Objectives
In many scientific fields, such as biology or environmental sciences, the rapid evolution of scientific instruments, as well as the intensive use of computer simulation, has led to a significant production of data in recent years. Scientific applications are now facing new problems related to the storage and use of these large volumes of data.

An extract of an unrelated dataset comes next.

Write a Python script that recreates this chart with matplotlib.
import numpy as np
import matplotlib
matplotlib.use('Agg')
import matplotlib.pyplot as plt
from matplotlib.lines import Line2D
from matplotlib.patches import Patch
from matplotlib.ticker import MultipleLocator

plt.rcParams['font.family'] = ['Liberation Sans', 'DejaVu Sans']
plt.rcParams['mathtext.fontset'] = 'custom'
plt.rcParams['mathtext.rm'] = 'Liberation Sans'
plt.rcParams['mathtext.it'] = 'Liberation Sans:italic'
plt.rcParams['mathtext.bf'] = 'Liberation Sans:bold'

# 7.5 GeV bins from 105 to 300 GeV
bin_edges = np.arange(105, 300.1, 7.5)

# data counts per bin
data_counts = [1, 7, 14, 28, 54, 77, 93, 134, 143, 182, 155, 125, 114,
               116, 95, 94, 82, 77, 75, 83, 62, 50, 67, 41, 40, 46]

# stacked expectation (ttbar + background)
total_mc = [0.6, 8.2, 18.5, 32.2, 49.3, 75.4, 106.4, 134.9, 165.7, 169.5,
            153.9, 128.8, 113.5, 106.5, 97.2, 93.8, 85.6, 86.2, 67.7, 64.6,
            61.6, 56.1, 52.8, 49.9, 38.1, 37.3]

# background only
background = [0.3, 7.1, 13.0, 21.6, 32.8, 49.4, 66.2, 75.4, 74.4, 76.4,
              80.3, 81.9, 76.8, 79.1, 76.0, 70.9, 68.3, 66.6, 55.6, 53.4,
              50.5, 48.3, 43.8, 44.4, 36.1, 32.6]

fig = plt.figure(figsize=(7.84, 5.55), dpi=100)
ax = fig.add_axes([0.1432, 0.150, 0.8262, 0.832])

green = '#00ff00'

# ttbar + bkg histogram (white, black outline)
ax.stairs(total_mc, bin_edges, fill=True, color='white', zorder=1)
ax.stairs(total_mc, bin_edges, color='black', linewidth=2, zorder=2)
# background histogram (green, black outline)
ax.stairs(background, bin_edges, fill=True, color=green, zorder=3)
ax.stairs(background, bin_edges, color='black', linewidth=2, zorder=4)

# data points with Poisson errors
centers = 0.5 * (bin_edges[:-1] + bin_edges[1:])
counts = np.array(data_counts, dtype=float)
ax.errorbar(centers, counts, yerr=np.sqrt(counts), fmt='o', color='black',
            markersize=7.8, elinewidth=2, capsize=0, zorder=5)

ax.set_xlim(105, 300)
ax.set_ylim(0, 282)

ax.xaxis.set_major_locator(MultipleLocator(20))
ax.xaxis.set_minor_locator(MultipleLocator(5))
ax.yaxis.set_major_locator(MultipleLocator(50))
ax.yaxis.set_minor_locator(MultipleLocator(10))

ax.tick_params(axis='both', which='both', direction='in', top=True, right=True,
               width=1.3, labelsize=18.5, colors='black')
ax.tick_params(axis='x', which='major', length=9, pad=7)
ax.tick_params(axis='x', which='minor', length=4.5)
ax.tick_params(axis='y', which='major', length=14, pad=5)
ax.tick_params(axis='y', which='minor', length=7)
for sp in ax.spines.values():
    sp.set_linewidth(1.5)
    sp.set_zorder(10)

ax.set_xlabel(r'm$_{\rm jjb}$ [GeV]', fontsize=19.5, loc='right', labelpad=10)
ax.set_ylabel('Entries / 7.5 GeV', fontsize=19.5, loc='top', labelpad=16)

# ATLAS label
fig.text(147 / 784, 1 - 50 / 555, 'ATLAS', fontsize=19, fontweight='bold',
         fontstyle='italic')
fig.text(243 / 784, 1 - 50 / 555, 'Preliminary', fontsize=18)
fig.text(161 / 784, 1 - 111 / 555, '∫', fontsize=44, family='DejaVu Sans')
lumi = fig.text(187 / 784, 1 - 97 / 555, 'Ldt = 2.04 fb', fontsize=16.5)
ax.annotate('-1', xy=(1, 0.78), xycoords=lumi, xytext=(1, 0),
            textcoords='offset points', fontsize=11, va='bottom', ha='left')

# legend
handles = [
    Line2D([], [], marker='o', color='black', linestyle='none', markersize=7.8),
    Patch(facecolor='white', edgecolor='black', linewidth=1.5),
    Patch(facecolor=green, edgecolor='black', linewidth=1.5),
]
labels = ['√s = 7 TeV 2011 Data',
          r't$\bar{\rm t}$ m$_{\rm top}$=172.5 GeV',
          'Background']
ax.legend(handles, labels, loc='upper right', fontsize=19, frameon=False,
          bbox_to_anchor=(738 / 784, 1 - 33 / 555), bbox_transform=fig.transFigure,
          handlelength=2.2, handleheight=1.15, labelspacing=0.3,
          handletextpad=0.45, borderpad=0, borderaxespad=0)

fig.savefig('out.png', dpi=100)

The problem is much the same for the management of data collected by social networks, this time with the objective of commercial optimization.
The proposed teaching will allow students to discover 3 major technologies emblematic of big-data processing (MongoDB, Hadoop and Spark), which are widely used by companies or institutions that have to manage such volumes of data.
Palabras clave
Big Data, NoSQL, MongoDB, Hadoop, Spark, python
Programme
- 3 sessions of 2 hours each on MongoDB, Hadoop and Spark.

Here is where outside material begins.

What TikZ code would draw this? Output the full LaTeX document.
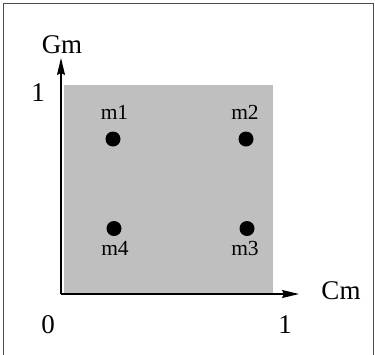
\documentclass[tikz,border=0pt]{standalone}
\usepackage{fontspec}
\setmainfont{Liberation Serif}
\usetikzlibrary{arrows.meta}
\begin{document}
\begin{tikzpicture}[x=1pt,y=-1pt,
  axis/.style={line width=1.5pt,-{Stealth[length=17pt,width=8pt,inset=2pt]}},
  pt/.style={circle,fill=black,inner sep=0pt,minimum size=15pt},
  lab/.style={font=\fontsize{21.5}{21.5}\selectfont,inner sep=0pt},
  big/.style={font=\fontsize{27}{27}\selectfont,inner sep=0pt}]
\useasboundingbox (0,0) rectangle (375,354);
\fill[white] (0,0) rectangle (375,354);
\draw[line width=1pt,black!70] (3,3) rectangle (373,360);
\fill[black!25] (64,85) rectangle (273,294);
\coordinate (O) at (61,294);
\coordinate (Y) at (61,58);
\coordinate (X) at (299,294);
\draw[axis] (O) -- (Y);
\draw[axis] (O) -- (X);
\node[pt] (m1) at (113,139) {};
\node[pt] (m2) at (246,139) {};
\node[pt] (m4) at (114,228.5) {};
\node[pt] (m3) at (247,228.5) {};
\node[lab] (l1) at (114.5,112.5) {m1};
\node[lab] (l2) at (245,112.5) {m2};
\node[lab] (l4) at (115,248.7) {m4};
\node[lab] (l3) at (245,248.7) {m3};
\node[big] (gm) at (62,44.7) {Gm};
\node[big] (cm) at (341,290.5) {Cm};
\node[big] (y1) at (38,93) {1};
\node[big] (o0) at (48,325) {0};
\node[big] (x1) at (285,325) {1};
\end{tikzpicture}
\end{document}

- 3 sessions of 4 hours of practical works on MongoDB, Hadoop and Spark.
- 1 practical work session of 2 hours on Spark MLlib.
Learning Outcomes
- - Know how to manipulate No-SQL databases with MongoDB
- - Know how to write a map-reduce algorithm with Hadoop with Python, in an HDFS storage environment.
- - Know how to write a Spark algorithm with Python, in an HDFS storage environment.
Assesment
The average of marks obtained on the reports of 3 practical works.